◆ GIVEN ENTRIES ◆
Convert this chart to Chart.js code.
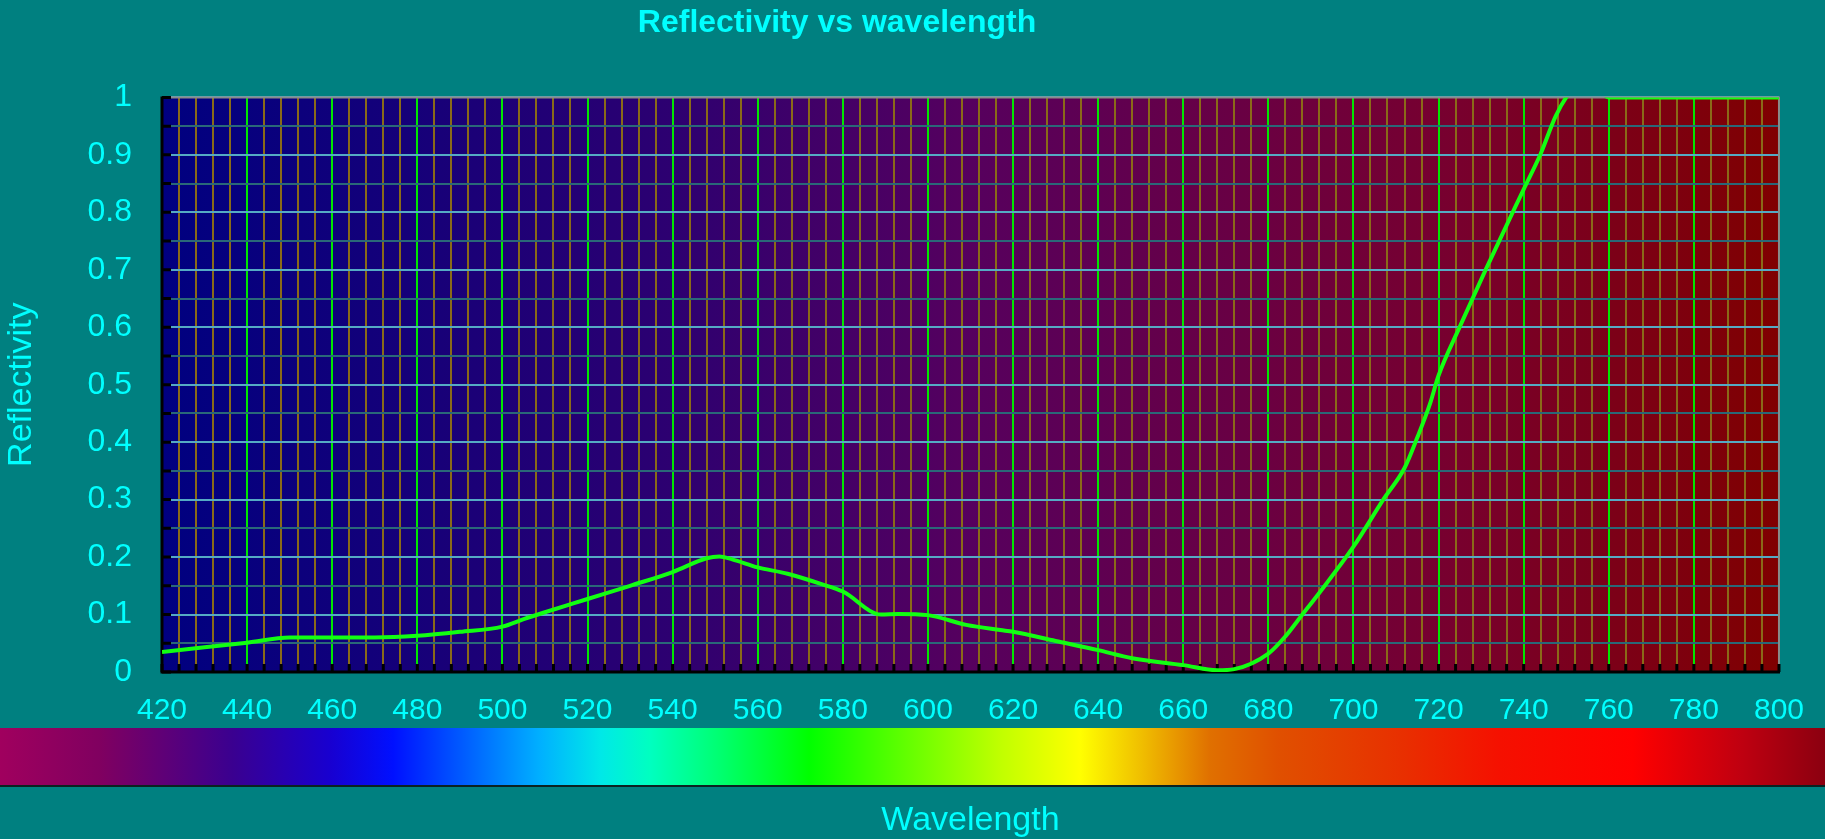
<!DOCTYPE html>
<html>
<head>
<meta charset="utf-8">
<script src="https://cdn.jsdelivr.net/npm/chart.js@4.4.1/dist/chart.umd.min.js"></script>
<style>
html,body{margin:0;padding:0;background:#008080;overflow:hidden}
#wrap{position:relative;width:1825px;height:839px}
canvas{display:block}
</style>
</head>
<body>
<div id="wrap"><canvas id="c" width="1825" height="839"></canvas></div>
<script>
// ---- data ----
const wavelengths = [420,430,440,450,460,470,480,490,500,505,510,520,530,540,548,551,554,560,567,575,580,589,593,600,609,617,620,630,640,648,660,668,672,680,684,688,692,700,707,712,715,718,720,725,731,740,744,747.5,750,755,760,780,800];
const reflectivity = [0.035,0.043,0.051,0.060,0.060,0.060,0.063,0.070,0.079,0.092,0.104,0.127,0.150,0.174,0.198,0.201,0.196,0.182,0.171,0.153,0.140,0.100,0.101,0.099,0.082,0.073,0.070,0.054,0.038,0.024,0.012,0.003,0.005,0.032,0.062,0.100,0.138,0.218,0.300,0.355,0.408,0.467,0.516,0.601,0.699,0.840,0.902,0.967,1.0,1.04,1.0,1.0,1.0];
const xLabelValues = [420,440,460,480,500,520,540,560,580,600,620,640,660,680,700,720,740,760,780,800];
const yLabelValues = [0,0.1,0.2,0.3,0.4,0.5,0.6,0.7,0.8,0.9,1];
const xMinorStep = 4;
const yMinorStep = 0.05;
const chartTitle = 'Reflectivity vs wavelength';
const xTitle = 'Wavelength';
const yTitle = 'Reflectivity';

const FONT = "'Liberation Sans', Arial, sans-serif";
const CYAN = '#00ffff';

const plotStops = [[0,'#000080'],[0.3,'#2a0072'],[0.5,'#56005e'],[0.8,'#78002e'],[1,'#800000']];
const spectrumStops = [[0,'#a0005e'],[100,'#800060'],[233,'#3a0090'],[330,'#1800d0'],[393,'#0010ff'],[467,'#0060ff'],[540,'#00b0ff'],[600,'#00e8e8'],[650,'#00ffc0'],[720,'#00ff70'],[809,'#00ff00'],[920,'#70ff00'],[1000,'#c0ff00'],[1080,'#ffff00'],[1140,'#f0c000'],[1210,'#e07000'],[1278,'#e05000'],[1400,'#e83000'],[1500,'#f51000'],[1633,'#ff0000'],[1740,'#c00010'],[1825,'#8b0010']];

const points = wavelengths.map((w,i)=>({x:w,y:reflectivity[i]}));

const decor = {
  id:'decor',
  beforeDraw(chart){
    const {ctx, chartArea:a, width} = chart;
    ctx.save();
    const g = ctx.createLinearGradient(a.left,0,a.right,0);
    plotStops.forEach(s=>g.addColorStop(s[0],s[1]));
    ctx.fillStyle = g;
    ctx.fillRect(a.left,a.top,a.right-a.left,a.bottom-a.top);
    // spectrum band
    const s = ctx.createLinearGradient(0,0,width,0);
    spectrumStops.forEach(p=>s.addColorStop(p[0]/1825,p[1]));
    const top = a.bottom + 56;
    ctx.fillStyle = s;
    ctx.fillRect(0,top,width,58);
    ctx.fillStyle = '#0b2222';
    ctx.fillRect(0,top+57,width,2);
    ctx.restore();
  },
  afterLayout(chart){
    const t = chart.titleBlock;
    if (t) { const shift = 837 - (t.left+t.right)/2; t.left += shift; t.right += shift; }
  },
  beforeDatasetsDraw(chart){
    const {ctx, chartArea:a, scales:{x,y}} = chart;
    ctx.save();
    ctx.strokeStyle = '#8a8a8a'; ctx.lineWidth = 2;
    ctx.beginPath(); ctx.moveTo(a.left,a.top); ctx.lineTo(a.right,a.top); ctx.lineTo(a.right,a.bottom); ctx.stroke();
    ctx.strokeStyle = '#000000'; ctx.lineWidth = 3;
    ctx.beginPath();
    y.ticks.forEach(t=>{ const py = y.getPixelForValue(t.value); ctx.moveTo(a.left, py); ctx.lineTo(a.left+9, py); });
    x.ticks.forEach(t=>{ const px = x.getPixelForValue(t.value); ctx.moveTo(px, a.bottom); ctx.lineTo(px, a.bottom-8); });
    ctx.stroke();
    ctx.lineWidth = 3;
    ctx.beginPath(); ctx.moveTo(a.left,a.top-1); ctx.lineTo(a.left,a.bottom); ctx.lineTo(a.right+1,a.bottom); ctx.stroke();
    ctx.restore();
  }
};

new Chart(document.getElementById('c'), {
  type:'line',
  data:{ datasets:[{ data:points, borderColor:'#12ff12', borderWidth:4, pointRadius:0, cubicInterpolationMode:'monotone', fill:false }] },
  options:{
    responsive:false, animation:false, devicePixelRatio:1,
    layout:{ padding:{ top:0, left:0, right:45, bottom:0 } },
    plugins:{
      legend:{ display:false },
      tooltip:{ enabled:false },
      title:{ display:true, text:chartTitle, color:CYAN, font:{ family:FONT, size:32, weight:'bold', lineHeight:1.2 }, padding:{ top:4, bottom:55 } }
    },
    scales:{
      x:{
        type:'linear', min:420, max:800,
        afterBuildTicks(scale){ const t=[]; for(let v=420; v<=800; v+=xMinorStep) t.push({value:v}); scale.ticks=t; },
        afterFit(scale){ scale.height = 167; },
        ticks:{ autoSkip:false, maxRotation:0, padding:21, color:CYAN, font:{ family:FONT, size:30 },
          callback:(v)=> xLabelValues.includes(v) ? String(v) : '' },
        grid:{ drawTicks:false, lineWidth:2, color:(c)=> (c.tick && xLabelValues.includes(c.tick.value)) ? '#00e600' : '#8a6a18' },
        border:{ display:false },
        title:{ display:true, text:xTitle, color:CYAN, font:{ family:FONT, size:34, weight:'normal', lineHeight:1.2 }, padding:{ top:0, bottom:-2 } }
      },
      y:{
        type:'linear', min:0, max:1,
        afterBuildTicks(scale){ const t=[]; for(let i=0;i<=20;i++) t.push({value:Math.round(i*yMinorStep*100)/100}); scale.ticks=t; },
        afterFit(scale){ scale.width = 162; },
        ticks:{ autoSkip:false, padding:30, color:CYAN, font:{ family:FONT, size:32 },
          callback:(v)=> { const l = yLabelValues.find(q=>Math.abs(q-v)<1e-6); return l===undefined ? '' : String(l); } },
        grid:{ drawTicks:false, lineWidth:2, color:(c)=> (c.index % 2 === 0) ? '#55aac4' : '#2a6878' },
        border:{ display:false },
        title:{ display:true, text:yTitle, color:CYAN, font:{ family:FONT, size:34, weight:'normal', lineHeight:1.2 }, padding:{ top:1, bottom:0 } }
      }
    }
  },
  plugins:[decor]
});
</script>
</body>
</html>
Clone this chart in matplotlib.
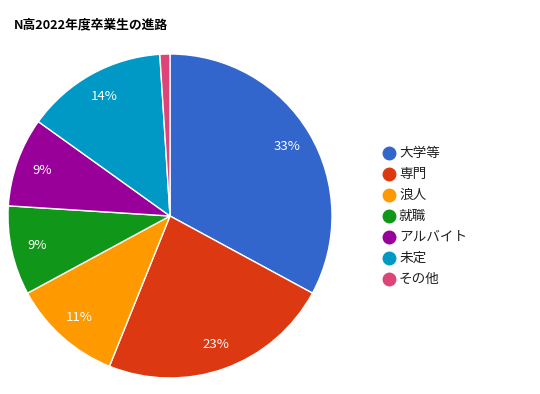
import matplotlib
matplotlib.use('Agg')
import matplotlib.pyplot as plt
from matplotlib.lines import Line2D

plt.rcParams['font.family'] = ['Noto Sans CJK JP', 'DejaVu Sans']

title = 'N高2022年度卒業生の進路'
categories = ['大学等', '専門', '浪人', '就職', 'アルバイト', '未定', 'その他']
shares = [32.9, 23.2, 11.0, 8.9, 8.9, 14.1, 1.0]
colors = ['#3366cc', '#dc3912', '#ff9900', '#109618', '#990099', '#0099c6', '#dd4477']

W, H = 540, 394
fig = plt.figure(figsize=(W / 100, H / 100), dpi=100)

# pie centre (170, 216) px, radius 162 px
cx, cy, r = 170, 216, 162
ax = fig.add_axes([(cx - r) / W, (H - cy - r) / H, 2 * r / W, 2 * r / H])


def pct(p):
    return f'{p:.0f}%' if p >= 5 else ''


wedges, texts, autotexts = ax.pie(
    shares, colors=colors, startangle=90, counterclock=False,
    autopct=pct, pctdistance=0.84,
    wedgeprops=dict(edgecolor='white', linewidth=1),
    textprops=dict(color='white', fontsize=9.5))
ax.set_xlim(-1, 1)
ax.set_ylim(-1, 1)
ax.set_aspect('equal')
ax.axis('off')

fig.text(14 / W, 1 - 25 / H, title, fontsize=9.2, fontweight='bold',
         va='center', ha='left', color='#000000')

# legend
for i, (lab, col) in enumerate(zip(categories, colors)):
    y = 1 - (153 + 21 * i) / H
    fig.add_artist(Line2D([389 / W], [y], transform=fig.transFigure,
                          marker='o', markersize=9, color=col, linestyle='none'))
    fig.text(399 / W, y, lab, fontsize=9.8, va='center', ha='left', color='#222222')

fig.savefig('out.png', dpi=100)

◆ SHORT TASK ◆
Of all the lines above, how many contain the word "this"? Give the number and nothing else.

◆ TASK ANSWER ◆
2